Abstract

The Eastern Polynesian language Tahitian spoken in French Polynesia, is described as having a simple phonological inventory with a single stop series: /p, t, ʔ/. Little is known about the acoustic properties of these consonants compared to well-resourced languages. Five female speakers of Tahitian produced multiple repetitions of tokens that varied in terms of stress location and prosodic phrase position. Acoustic analyses of stop duration and VOT, as well as voicing measures including voicing fraction and strength of excitation were conducted.

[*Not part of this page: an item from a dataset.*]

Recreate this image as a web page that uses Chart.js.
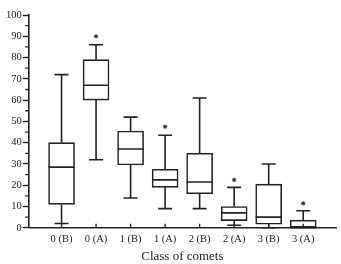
<!DOCTYPE html>
<html>
<head>
<meta charset="utf-8">
<script src="https://cdn.jsdelivr.net/npm/chart.js@4/dist/chart.umd.min.js"></script>
<style>
  body { margin: 0; background: #fff; }
  canvas { display: block; }
</style>
</head>
<body>
<canvas id="boxchart" width="341" height="264"></canvas>
<script>
var categories = ['0 (B)', '0 (A)', '1 (B)', '1 (A)', '2 (B)', '2 (A)', '3 (B)', '3 (A)'];
var whiskerLow = [2, 32, 14, 9, 9, 1.2, 0, 0];
var q1 = [11, 60, 29.5, 19, 16, 3.4, 1.7, 0];
var median = [28.5, 67, 37, 22.5, 21.5, 7, 5, 0];
var q3 = [40, 79, 45.5, 27.5, 35, 10, 20.5, 3.6];
var whiskerHigh = [72, 86, 52, 43.5, 61, 19, 30, 8];
var outliers = [null, 90, null, 47.5, null, 22.5, null, 11.5];
var yTicks = [0, 10, 20, 30, 40, 50, 60, 70, 80, 90, 100];

var ink = '#222';

var boxData = categories.map(function (c, i) {
    return { x: i + 1, y: [q1[i], q3[i]] };
});
var outlierData = [];
outliers.forEach(function (v, i) {
    if (v !== null) outlierData.push({ x: i + 1, y: v });
});

// whiskers, caps, medians, minor y ticks and inward x ticks
var boxExtras = {
    id: 'boxExtras',
    afterDatasetsDraw: function (chart) {
        var ctx = chart.ctx;
        var xs = chart.scales.x, ys = chart.scales.y;
        ctx.save();
        ctx.strokeStyle = ink;
        ctx.lineWidth = 1.6;
        var half = 13, cap = 7;
        categories.forEach(function (c, i) {
            var x = xs.getPixelForValue(i + 1);
            var lo = ys.getPixelForValue(whiskerLow[i]);
            var hi = ys.getPixelForValue(whiskerHigh[i]);
            var b = ys.getPixelForValue(q1[i]);
            var t = ys.getPixelForValue(q3[i]);
            var m = ys.getPixelForValue(median[i]);
            ctx.beginPath();
            ctx.moveTo(x, t); ctx.lineTo(x, hi);
            ctx.moveTo(x - cap, hi); ctx.lineTo(x + cap, hi);
            ctx.moveTo(x, b); ctx.lineTo(x, lo);
            ctx.moveTo(x - cap, lo); ctx.lineTo(x + cap, lo);
            ctx.moveTo(x - half, m); ctx.lineTo(x + half, m);
            ctx.stroke();
        });
        ctx.lineWidth = 1.3;
        ctx.beginPath();
        for (var v = 5; v < 100; v += 10) {
            var y = ys.getPixelForValue(v);
            ctx.moveTo(ys.right - 3.5, y); ctx.lineTo(ys.right, y);
        }
        categories.forEach(function (c, i) {
            var x = xs.getPixelForValue(i + 1);
            ctx.moveTo(x, xs.top); ctx.lineTo(x, xs.top - 4);
        });
        ctx.stroke();
        ctx.restore();
    }
};

var crt = document.getElementById('boxchart').getContext('2d');
new Chart(crt, {
    type: 'bar',
    data: {
        datasets: [{
            data: boxData,
            backgroundColor: '#fff',
            borderColor: ink,
            borderWidth: 1.6,
            borderSkipped: false,
            barThickness: 26
        }, {
            type: 'scatter',
            data: outlierData,
            pointStyle: 'star',
            radius: 2.2,
            borderColor: ink,
            borderWidth: 1,
            backgroundColor: ink
        }]
    },
    options: {
        responsive: false,
        animation: false,
        layout: { padding: { left: 5, right: 1, top: 15, bottom: 0 } },
        plugins: {
            legend: { display: false },
            tooltip: { enabled: false }
        },
        scales: {
            x: {
                type: 'linear',
                offset: false,
                min: 0.05,
                max: 8.95,
                afterBuildTicks: function (axis) {
                    axis.ticks = categories.map(function (c, i) { return { value: i + 1 }; });
                },
                ticks: {
                    autoSkip: false,
                    maxRotation: 0,
                    padding: 1,
                    color: ink,
                    font: { family: 'Liberation Serif', size: 10.5 },
                    callback: function (v) { return categories[v - 1]; }
                },
                grid: { drawOnChartArea: false, offset: false, tickLength: 4, tickColor: 'transparent' },
                border: { color: ink, width: 1.6 },
                title: {
                    display: true,
                    text: 'Class of comets',
                    color: ink,
                    padding: { top: 2, bottom: 0 },
                    font: { family: 'Liberation Serif', size: 13 }
                }
            },
            y: {
                min: 0,
                max: 100,
                afterBuildTicks: function (axis) {
                    axis.ticks = yTicks.map(function (v) { return { value: v }; });
                },
                ticks: {
                    padding: 1,
                    color: ink,
                    font: { family: 'Liberation Serif', size: 10.5 }
                },
                grid: { drawOnChartArea: false, tickLength: 6, tickColor: ink, tickWidth: 1.4 },
                border: { color: ink, width: 1.6 }
            }
        }
    },
    plugins: [boxExtras]
});
</script>
</body>
</html>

As predicted, oral stops were significantly longer than glottal stops by 63 ms in word medial contexts with no effect of stress. VOT values were on average 21–26 ms (with /t/ marginally longer than /p/) confirming these are short lag stops (Cho and Ladefoged, 1999). Stress was marginally significant with shorter VOT values in stressed syllable onsets with no affect of prosodic position, unlike Hawaiian (Davidson and Parker Jones, 2022). Like Hawaiian, however, (Davidson, 2021), the glottal stop in Tahitian has gradient realizations although the majority are realised with full glottal closure with low voicing fraction and strength of excitation values. There are also clear effects of greater coarticulation in unstressed versus stressed syllables suggesting localised hyperarticulation in the latter context.